In II Corinthians 4:7, Paul says, "But we have this treasure in earthen vessels, that the exceeding greatness of the power may be of God, and not of ourselves." The "treasure" about which Paul was speaking was the "ministry" of preaching Christ. In II Corinthians 5:18-20, we find him saying, "But all things are of God, who reconciled us to himself through Christ, and gave unto us the ministry of reconciliation; to wit that God was in Christ reconciling the world unto himself, not reckoning unto them their trespasses, and having committed unto us the word of reconciliation. We are ambassadors therefore on behalf of Christ . . . ." As ambassadors they not only have the "ministry" but also the "word" of reconciliation, just as our ambassador to Britain has both the "ministry" of representing our government, and the "word" or the official policy of our State Department. The "word of reconciliation" is made known through preaching. Paul wrote to Titus that God "hath in due times manifested his word though preaching." (Titus 1:3.)

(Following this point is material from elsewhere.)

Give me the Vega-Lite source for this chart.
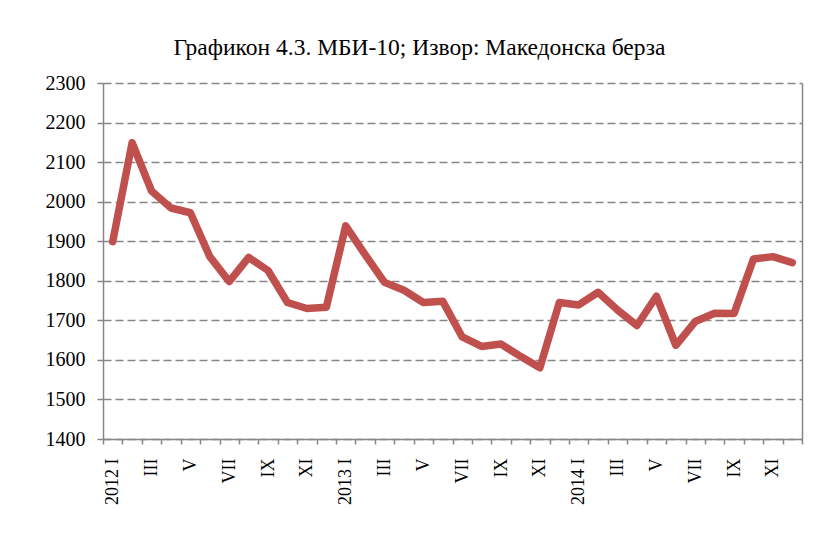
{
  "$schema": "https://vega.github.io/schema/vega-lite/v6.json",
  "autosize": {"type": "none"},
  "width": 699,
  "height": 356,
  "padding": {"left": 103, "top": 83, "right": 20, "bottom": 95},
  "background": "white",
  "title": {
    "text": "Графикон 4.3. МБИ-10; Извор: Македонска берза",
    "font": "Liberation Serif",
    "fontSize": 23.5,
    "fontWeight": "normal",
    "color": "black",
    "anchor": "middle",
    "dx": -33,
    "dy": 33,
    "baseline": "alphabetic",
    "offset": 28
  },
  "config": {
    "view": {"stroke": null},
    "axis": {
      "labelFont": "Liberation Serif",
      "labelColor": "black",
      "domainColor": "#868686",
      "domainWidth": 1.5,
      "tickColor": "#868686",
      "tickWidth": 1.5,
      "gridColor": "#868686",
      "gridWidth": 1.3,
      "gridDash": [8, 4],
      "title": null
    }
  },
  "data": {
    "values": [
      {"month": "2012-01", "value": 1899},
      {"month": "2012-02", "value": 2149},
      {"month": "2012-03", "value": 2027},
      {"month": "2012-04", "value": 1984},
      {"month": "2012-05", "value": 1972},
      {"month": "2012-06", "value": 1861},
      {"month": "2012-07", "value": 1798},
      {"month": "2012-08", "value": 1859},
      {"month": "2012-09", "value": 1826},
      {"month": "2012-10", "value": 1745},
      {"month": "2012-11", "value": 1730},
      {"month": "2012-12", "value": 1733},
      {"month": "2013-01", "value": 1939},
      {"month": "2013-02", "value": 1866},
      {"month": "2013-03", "value": 1796},
      {"month": "2013-04", "value": 1776},
      {"month": "2013-05", "value": 1745},
      {"month": "2013-06", "value": 1748},
      {"month": "2013-07", "value": 1658},
      {"month": "2013-08", "value": 1634},
      {"month": "2013-09", "value": 1640},
      {"month": "2013-10", "value": 1609},
      {"month": "2013-11", "value": 1580},
      {"month": "2013-12", "value": 1745},
      {"month": "2014-01", "value": 1739},
      {"month": "2014-02", "value": 1771},
      {"month": "2014-03", "value": 1726},
      {"month": "2014-04", "value": 1687},
      {"month": "2014-05", "value": 1761},
      {"month": "2014-06", "value": 1637},
      {"month": "2014-07", "value": 1697},
      {"month": "2014-08", "value": 1718},
      {"month": "2014-09", "value": 1717},
      {"month": "2014-10", "value": 1855},
      {"month": "2014-11", "value": 1861},
      {"month": "2014-12", "value": 1846}
    ]
  },
  "encoding": {
    "x": {
      "field": "month",
      "type": "ordinal",
      "bandPosition": 0.5,
      "scale": {"type": "band", "paddingInner": 0, "paddingOuter": 0},
      "axis": {
        "tickBand": "extent",
        "tickSize": 5,
        "labelAngle": -90,
        "labelAlign": "right",
        "labelBaseline": "middle",
        "labelPadding": 14,
        "labelFontSize": 18,
        "labelOverlap": false,
        "grid": false,
        "labelExpr": "!isString(datum.value) ? '' : (toNumber(substring(datum.value,5,7)) % 2 == 0) ? '' : ((substring(datum.value,5,7) == '01' ? substring(datum.value,0,4) + ' ' : '') + ['I','II','III','IV','V','VI','VII','VIII','IX','X','XI','XII'][toNumber(substring(datum.value,5,7)) - 1])"
      }
    },
    "y": {
      "field": "value",
      "type": "quantitative",
      "scale": {"domain": [1400, 2300], "nice": false, "zero": false}
    }
  },
  "layer": [
    {
      "mark": {"type": "line", "color": "#C0504D", "strokeWidth": 7.5, "strokeCap": "round", "strokeJoin": "round"},
      "encoding": {
        "y": {
          "field": "value",
          "type": "quantitative",
          "axis": {
            "values": [1400, 1500, 1600, 1700, 1800, 1900, 2000, 2100, 2200, 2300],
            "format": "d",
            "tickSize": 6,
            "labelPadding": 12,
            "labelFontSize": 20,
            "grid": true
          }
        }
      }
    },
    {
      "mark": {"type": "line", "opacity": 0},
      "encoding": {
        "y": {
          "field": "value",
          "type": "quantitative",
          "axis": {"orient": "right", "labels": false, "ticks": false, "grid": false, "domain": true}
        }
      }
    }
  ],
  "resolve": {"axis": {"y": "independent"}}
}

This brings us to another suggestion arising from a study of our text. It pleased God by the foolishness of preaching, not "foolish preaching," to save them that believe. Preaching itself is foolishness to the worldly wise. In verse 18 Paul had said, "For the preaching of the cross is to them that perish foolishness." Thus, the doctrine of the cross is foolishness to the worldly wise. That men could be saved by a death on a cross is foolishness to men, but "unto us which are saved it is the power of God."

Some who claim to follow Christ are guilty of "foolish preaching." Their preaching is not in harmony with God's Word, as revealed in the Bible. When a preacher proclaims a doctrine that is not found in the Bible, he is guilty of "foolish preaching." When he gave the Great Commission, Jesus told the apostles what to preach. He told them to "preach the gospel." (Mark 16:15-16.) Paul said that the Gospel is the power of God unto salvation." (Rom. 1:16.) Hence it is important that we preach the gospel. It pleased God by the foolishness of preaching to save them that believe. But, the gospel must be preached, for it is God's power to save.

So important is it to preach the gospel, rather than to engage in "foolish preaching," that Paul wrote, "But though we, or an angel from heaven, preach any other gospel unto you than that which we have preached unto you, let him be accursed. As we said before, so say I now again, If any man preach any other gospel unto you than that ye have received, let him be accursed." (Gal. 1:8-9.) There is, then, a great difference between the "foolishness of preaching" and "foolish preaching." If we remain content to preach what we find recorded in God's Word, we will be engaged in the "foolishness of preaching," but when we go outside His Word and preach the opinions of men, we are guilty of "foolish preaching." It shall be my purpose for the next several lessons to point out the difference between the "foolishness of preaching" and some "foolish preaching."